Skip the pictures, please, and write out exactly the lines from the opening of the data through the line containing "import matplotlib.pyplot as plt".

◆ ◆ ◆ ◆

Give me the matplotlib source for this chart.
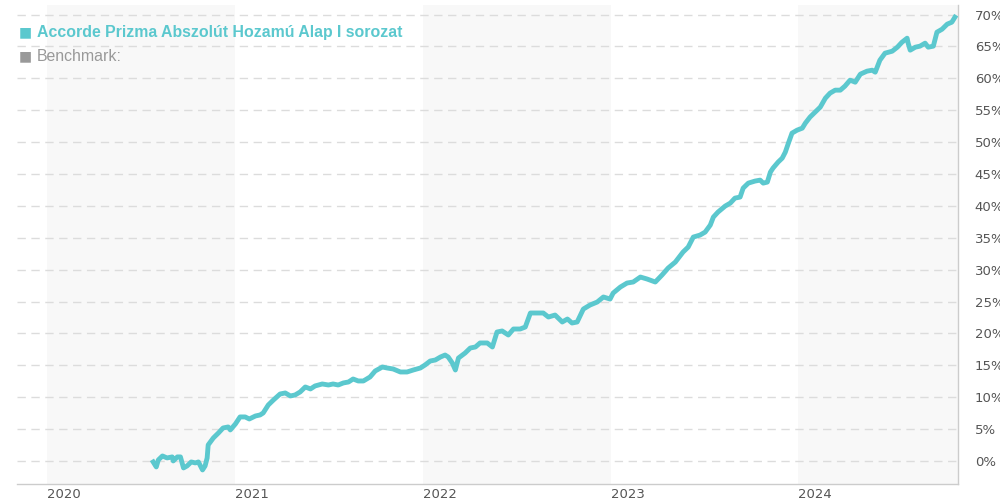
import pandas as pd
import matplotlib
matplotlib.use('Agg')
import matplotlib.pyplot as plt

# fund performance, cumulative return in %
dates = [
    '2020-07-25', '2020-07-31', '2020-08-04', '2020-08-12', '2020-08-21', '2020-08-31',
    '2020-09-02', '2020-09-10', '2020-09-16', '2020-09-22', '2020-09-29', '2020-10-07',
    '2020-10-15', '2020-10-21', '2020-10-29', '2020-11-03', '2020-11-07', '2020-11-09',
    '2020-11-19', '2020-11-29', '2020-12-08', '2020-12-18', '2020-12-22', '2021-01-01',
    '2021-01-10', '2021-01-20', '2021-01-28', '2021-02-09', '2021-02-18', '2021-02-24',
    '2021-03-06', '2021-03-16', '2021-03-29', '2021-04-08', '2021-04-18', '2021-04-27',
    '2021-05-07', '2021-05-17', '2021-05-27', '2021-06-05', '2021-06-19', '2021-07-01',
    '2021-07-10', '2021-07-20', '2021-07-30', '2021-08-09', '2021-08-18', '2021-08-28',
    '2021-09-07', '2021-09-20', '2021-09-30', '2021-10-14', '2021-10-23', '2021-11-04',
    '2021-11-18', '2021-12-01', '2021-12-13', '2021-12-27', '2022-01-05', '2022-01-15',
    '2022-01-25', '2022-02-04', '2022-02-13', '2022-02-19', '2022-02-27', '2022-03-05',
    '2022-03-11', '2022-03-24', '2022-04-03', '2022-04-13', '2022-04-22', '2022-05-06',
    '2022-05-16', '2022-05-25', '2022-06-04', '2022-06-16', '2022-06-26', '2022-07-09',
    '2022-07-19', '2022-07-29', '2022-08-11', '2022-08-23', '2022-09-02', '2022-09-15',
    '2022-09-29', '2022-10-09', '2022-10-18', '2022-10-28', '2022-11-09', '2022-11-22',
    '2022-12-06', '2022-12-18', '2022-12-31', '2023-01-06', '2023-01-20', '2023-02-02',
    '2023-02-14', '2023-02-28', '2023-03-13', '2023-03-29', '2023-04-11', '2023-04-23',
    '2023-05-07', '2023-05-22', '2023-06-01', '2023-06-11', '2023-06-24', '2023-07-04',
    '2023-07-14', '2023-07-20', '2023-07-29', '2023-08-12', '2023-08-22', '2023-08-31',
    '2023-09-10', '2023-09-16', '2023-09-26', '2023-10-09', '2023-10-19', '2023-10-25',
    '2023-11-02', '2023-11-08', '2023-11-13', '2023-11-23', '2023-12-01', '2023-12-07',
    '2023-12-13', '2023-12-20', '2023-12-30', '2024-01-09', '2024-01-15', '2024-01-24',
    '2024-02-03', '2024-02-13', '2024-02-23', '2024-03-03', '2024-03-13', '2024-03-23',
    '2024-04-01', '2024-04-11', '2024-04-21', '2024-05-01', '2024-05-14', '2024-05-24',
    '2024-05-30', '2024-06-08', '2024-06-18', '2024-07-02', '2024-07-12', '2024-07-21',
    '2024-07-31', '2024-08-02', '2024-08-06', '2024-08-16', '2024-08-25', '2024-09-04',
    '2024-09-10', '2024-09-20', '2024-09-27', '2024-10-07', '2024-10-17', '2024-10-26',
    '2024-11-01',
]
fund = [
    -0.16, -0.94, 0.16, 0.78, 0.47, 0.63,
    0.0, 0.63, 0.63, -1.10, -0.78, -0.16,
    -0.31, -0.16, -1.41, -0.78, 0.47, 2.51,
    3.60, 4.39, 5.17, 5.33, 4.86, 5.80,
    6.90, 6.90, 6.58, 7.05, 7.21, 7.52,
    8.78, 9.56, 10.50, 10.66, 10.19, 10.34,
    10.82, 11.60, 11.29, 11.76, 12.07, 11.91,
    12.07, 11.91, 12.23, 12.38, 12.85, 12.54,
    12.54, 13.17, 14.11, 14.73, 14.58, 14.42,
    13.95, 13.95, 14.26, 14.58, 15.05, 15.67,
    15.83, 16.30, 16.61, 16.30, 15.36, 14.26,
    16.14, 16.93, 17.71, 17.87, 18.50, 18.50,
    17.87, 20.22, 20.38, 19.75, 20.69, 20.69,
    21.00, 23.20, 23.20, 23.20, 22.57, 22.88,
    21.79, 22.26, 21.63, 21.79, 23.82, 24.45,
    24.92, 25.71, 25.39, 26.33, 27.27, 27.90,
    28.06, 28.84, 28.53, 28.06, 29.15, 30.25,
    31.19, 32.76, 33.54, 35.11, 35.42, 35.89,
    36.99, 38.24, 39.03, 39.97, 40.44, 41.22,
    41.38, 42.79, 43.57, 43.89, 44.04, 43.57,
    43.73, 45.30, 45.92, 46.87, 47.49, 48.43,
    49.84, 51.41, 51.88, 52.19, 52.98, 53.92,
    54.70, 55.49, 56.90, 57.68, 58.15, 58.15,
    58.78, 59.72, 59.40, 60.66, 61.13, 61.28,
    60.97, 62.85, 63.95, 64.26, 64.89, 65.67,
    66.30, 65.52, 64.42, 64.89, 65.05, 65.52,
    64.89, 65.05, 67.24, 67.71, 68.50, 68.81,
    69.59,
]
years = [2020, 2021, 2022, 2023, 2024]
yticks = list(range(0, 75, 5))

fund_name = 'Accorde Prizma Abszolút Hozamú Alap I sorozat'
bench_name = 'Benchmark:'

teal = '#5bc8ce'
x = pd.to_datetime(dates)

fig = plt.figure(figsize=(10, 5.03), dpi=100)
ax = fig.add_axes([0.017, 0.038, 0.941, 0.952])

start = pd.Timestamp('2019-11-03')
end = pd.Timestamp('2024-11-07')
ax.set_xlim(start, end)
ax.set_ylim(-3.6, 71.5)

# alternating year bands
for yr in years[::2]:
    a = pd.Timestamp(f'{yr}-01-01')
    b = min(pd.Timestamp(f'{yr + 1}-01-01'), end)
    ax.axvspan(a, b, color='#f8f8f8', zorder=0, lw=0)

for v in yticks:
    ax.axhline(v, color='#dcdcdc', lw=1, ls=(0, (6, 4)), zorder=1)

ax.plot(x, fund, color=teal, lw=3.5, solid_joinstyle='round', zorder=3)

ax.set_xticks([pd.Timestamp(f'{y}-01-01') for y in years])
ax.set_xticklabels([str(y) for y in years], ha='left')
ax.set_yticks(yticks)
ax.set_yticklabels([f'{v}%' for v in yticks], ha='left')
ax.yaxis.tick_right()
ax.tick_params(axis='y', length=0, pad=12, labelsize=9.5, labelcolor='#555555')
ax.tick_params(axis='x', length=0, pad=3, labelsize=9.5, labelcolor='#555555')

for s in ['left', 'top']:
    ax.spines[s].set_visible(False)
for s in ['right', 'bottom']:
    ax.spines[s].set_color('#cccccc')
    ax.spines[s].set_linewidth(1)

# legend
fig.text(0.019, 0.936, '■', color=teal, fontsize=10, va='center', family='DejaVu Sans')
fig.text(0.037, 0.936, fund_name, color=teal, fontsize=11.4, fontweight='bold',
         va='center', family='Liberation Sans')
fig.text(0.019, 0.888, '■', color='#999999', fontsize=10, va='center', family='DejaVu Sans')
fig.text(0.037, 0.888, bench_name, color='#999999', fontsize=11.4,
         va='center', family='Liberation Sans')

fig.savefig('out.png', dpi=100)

◆ ◆ ◆ ◆

Reply to the exercise =
Give me the matplotlib source for this chart.
import pandas as pd
import matplotlib
matplotlib.use('Agg')
import matplotlib.pyplot as plt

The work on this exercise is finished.